The problem.
Write the data out again exactly, dropping any images it holds.

Supplied material.
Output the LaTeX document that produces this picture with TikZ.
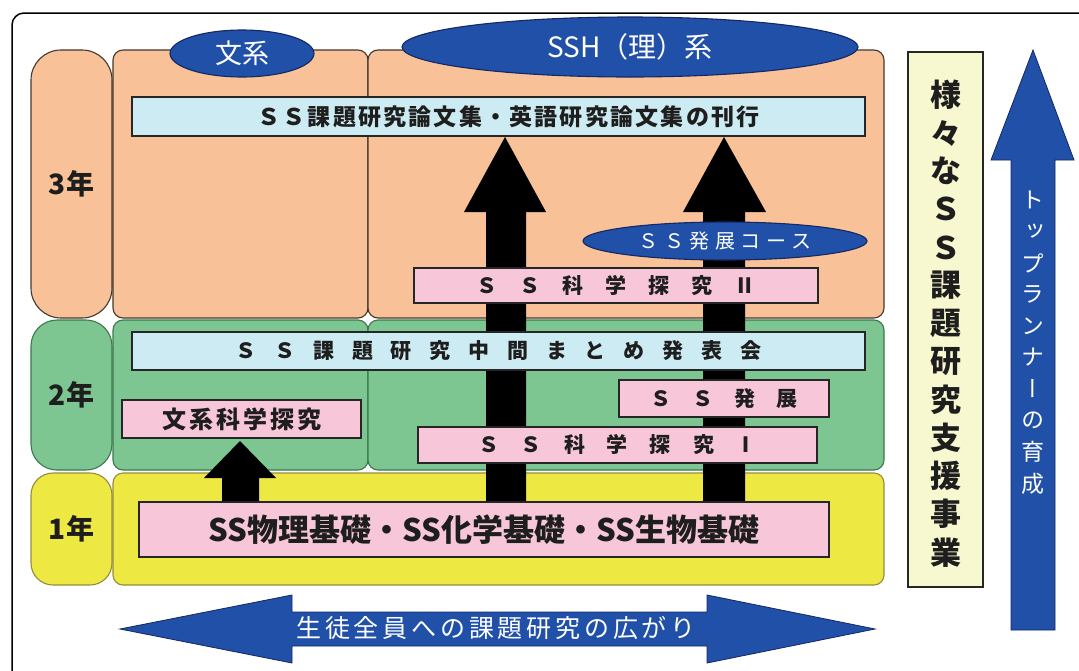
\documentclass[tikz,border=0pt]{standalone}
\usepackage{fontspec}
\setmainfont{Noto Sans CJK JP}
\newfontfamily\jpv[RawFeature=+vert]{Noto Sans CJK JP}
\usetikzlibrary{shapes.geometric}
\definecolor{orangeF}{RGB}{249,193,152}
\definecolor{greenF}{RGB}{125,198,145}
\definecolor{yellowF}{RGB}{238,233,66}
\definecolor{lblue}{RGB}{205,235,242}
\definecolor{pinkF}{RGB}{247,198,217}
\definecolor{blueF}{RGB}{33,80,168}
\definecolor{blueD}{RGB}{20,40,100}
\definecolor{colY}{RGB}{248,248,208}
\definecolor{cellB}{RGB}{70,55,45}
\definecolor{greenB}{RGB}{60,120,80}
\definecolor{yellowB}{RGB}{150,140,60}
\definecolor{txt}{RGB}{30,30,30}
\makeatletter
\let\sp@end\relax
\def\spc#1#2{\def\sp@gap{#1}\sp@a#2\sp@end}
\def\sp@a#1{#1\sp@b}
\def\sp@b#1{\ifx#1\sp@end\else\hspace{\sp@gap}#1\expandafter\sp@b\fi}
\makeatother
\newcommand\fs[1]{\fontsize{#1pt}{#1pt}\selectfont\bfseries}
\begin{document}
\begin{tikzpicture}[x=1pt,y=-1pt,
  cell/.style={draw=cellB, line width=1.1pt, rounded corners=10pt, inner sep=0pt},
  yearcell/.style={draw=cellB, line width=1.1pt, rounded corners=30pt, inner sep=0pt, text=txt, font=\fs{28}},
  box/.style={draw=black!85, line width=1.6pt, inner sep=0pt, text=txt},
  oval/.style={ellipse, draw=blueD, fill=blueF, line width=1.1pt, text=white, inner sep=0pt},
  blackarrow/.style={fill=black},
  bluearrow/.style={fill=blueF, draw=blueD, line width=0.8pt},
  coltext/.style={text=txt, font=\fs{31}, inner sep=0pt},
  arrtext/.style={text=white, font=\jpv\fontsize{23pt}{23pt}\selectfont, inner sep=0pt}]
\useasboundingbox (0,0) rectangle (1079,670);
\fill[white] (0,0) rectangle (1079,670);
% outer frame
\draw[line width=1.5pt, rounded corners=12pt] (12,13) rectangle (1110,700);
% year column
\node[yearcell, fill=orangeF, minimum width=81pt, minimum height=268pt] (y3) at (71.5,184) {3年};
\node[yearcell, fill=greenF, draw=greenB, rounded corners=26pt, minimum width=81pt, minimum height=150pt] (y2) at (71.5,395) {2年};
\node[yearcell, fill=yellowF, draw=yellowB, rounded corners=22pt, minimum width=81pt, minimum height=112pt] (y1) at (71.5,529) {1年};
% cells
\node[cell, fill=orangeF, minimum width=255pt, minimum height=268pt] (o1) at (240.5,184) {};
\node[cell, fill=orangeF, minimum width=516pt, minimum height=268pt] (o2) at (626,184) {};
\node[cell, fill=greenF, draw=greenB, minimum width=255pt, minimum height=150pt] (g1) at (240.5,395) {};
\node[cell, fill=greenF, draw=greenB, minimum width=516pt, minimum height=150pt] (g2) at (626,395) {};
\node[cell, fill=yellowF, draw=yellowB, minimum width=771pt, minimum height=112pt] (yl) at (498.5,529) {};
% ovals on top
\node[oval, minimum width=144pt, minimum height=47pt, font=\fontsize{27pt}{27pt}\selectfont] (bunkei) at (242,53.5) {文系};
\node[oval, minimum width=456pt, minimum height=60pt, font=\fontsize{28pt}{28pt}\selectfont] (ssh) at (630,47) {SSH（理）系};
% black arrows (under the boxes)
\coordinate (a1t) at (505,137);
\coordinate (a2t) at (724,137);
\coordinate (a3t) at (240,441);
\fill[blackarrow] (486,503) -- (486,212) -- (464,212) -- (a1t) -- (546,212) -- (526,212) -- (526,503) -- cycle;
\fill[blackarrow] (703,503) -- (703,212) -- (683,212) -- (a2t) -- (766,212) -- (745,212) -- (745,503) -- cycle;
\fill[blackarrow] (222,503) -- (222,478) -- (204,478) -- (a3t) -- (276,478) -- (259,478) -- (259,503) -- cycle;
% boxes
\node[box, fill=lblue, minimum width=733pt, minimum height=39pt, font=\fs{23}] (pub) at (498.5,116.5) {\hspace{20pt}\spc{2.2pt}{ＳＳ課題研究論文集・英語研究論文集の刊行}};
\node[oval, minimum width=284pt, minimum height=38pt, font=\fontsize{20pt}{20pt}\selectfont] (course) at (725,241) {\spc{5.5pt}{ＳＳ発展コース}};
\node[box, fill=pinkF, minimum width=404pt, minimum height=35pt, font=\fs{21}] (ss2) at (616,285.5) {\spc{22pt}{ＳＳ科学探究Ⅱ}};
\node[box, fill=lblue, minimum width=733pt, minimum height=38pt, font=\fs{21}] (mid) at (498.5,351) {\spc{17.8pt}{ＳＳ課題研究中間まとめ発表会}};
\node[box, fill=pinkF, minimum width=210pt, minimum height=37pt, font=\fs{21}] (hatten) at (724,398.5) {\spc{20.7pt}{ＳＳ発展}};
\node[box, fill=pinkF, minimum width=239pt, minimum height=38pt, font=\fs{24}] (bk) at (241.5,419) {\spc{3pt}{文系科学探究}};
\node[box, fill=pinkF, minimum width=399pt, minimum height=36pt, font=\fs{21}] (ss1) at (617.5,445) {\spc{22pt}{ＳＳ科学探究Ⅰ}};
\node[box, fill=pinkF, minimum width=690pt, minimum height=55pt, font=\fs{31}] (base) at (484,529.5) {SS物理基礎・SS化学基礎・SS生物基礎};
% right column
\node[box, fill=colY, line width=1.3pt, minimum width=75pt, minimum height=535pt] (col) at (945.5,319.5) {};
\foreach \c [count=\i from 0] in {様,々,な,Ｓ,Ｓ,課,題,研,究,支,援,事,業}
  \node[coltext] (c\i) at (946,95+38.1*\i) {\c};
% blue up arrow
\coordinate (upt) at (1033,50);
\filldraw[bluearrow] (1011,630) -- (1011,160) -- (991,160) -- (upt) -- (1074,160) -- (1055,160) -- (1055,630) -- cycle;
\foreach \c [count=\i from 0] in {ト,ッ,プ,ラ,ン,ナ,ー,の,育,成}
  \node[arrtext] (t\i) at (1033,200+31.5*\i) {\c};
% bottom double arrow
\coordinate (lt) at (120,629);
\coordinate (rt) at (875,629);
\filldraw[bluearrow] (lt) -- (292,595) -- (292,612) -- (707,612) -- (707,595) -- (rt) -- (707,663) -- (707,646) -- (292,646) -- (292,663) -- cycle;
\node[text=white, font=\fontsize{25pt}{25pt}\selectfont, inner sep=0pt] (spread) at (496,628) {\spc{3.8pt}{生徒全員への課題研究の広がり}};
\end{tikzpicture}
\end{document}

Solved exercise.
Output the LaTeX document that produces this picture with TikZ.
\documentclass[tikz,border=0pt]{standalone}
\usepackage{fontspec}
\setmainfont{Noto Sans CJK JP}
\newfontfamily\jpv[RawFeature=+vert]{Noto Sans CJK JP}
\usetikzlibrary{shapes.geometric}
\definecolor{orangeF}{RGB}{249,193,152}
\definecolor{greenF}{RGB}{125,198,145}
\definecolor{yellowF}{RGB}{238,233,66}
\definecolor{lblue}{RGB}{205,235,242}
\definecolor{pinkF}{RGB}{247,198,217}
\definecolor{blueF}{RGB}{33,80,168}
\definecolor{blueD}{RGB}{20,40,100}
\definecolor{colY}{RGB}{248,248,208}
\definecolor{cellB}{RGB}{70,55,45}
\definecolor{greenB}{RGB}{60,120,80}
\definecolor{yellowB}{RGB}{150,140,60}
\definecolor{txt}{RGB}{30,30,30}
\makeatletter
\let\sp@end\relax
\def\spc#1#2{\def\sp@gap{#1}\sp@a#2\sp@end}
\def\sp@a#1{#1\sp@b}
\def\sp@b#1{\ifx#1\sp@end\else\hspace{\sp@gap}#1\expandafter\sp@b\fi}
\makeatother
\newcommand\fs[1]{\fontsize{#1pt}{#1pt}\selectfont\bfseries}
\begin{document}
\begin{tikzpicture}[x=1pt,y=-1pt,
  cell/.style={draw=cellB, line width=1.1pt, rounded corners=10pt, inner sep=0pt},
  yearcell/.style={draw=cellB, line width=1.1pt, rounded corners=30pt, inner sep=0pt, text=txt, font=\fs{28}},
  box/.style={draw=black!85, line width=1.6pt, inner sep=0pt, text=txt},
  oval/.style={ellipse, draw=blueD, fill=blueF, line width=1.1pt, text=white, inner sep=0pt},
  blackarrow/.style={fill=black},
  bluearrow/.style={fill=blueF, draw=blueD, line width=0.8pt},
  coltext/.style={text=txt, font=\fs{31}, inner sep=0pt},
  arrtext/.style={text=white, font=\jpv\fontsize{23pt}{23pt}\selectfont, inner sep=0pt}]
\useasboundingbox (0,0) rectangle (1079,670);
\fill[white] (0,0) rectangle (1079,670);
% outer frame
\draw[line width=1.5pt, rounded corners=12pt] (12,13) rectangle (1110,700);
% year column
\node[yearcell, fill=orangeF, minimum width=81pt, minimum height=268pt] (y3) at (71.5,184) {3年};
\node[yearcell, fill=greenF, draw=greenB, rounded corners=26pt, minimum width=81pt, minimum height=150pt] (y2) at (71.5,395) {2年};
\node[yearcell, fill=yellowF, draw=yellowB, rounded corners=22pt, minimum width=81pt, minimum height=112pt] (y1) at (71.5,529) {1年};
% cells
\node[cell, fill=orangeF, minimum width=255pt, minimum height=268pt] (o1) at (240.5,184) {};
\node[cell, fill=orangeF, minimum width=516pt, minimum height=268pt] (o2) at (626,184) {};
\node[cell, fill=greenF, draw=greenB, minimum width=255pt, minimum height=150pt] (g1) at (240.5,395) {};
\node[cell, fill=greenF, draw=greenB, minimum width=516pt, minimum height=150pt] (g2) at (626,395) {};
\node[cell, fill=yellowF, draw=yellowB, minimum width=771pt, minimum height=112pt] (yl) at (498.5,529) {};
% ovals on top
\node[oval, minimum width=144pt, minimum height=47pt, font=\fontsize{27pt}{27pt}\selectfont] (bunkei) at (242,53.5) {文系};
\node[oval, minimum width=456pt, minimum height=60pt, font=\fontsize{28pt}{28pt}\selectfont] (ssh) at (630,47) {SSH（理）系};
% black arrows (under the boxes)
\coordinate (a1t) at (505,137);
\coordinate (a2t) at (724,137);
\coordinate (a3t) at (240,441);
\fill[blackarrow] (486,503) -- (486,212) -- (464,212) -- (a1t) -- (546,212) -- (526,212) -- (526,503) -- cycle;
\fill[blackarrow] (703,503) -- (703,212) -- (683,212) -- (a2t) -- (766,212) -- (745,212) -- (745,503) -- cycle;
\fill[blackarrow] (222,503) -- (222,478) -- (204,478) -- (a3t) -- (276,478) -- (259,478) -- (259,503) -- cycle;
% boxes
\node[box, fill=lblue, minimum width=733pt, minimum height=39pt, font=\fs{23}] (pub) at (498.5,116.5) {\hspace{20pt}\spc{2.2pt}{ＳＳ課題研究論文集・英語研究論文集の刊行}};
\node[oval, minimum width=284pt, minimum height=38pt, font=\fontsize{20pt}{20pt}\selectfont] (course) at (725,241) {\spc{5.5pt}{ＳＳ発展コース}};
\node[box, fill=pinkF, minimum width=404pt, minimum height=35pt, font=\fs{21}] (ss2) at (616,285.5) {\spc{22pt}{ＳＳ科学探究Ⅱ}};
\node[box, fill=lblue, minimum width=733pt, minimum height=38pt, font=\fs{21}] (mid) at (498.5,351) {\spc{17.8pt}{ＳＳ課題研究中間まとめ発表会}};
\node[box, fill=pinkF, minimum width=210pt, minimum height=37pt, font=\fs{21}] (hatten) at (724,398.5) {\spc{20.7pt}{ＳＳ発展}};
\node[box, fill=pinkF, minimum width=239pt, minimum height=38pt, font=\fs{24}] (bk) at (241.5,419) {\spc{3pt}{文系科学探究}};
\node[box, fill=pinkF, minimum width=399pt, minimum height=36pt, font=\fs{21}] (ss1) at (617.5,445) {\spc{22pt}{ＳＳ科学探究Ⅰ}};
\node[box, fill=pinkF, minimum width=690pt, minimum height=55pt, font=\fs{31}] (base) at (484,529.5) {SS物理基礎・SS化学基礎・SS生物基礎};
% right column
\node[box, fill=colY, line width=1.3pt, minimum width=75pt, minimum height=535pt] (col) at (945.5,319.5) {};
\foreach \c [count=\i from 0] in {様,々,な,Ｓ,Ｓ,課,題,研,究,支,援,事,業}
  \node[coltext] (c\i) at (946,95+38.1*\i) {\c};
% blue up arrow
\coordinate (upt) at (1033,50);
\filldraw[bluearrow] (1011,630) -- (1011,160) -- (991,160) -- (upt) -- (1074,160) -- (1055,160) -- (1055,630) -- cycle;
\foreach \c [count=\i from 0] in {ト,ッ,プ,ラ,ン,ナ,ー,の,育,成}
  \node[arrtext] (t\i) at (1033,200+31.5*\i) {\c};
% bottom double arrow
\coordinate (lt) at (120,629);
\coordinate (rt) at (875,629);
\filldraw[bluearrow] (lt) -- (292,595) -- (292,612) -- (707,612) -- (707,595) -- (rt) -- (707,663) -- (707,646) -- (292,646) -- (292,663) -- cycle;
\node[text=white, font=\fontsize{25pt}{25pt}\selectfont, inner sep=0pt] (spread) at (496,628) {\spc{3.8pt}{生徒全員への課題研究の広がり}};
\end{tikzpicture}
\end{document}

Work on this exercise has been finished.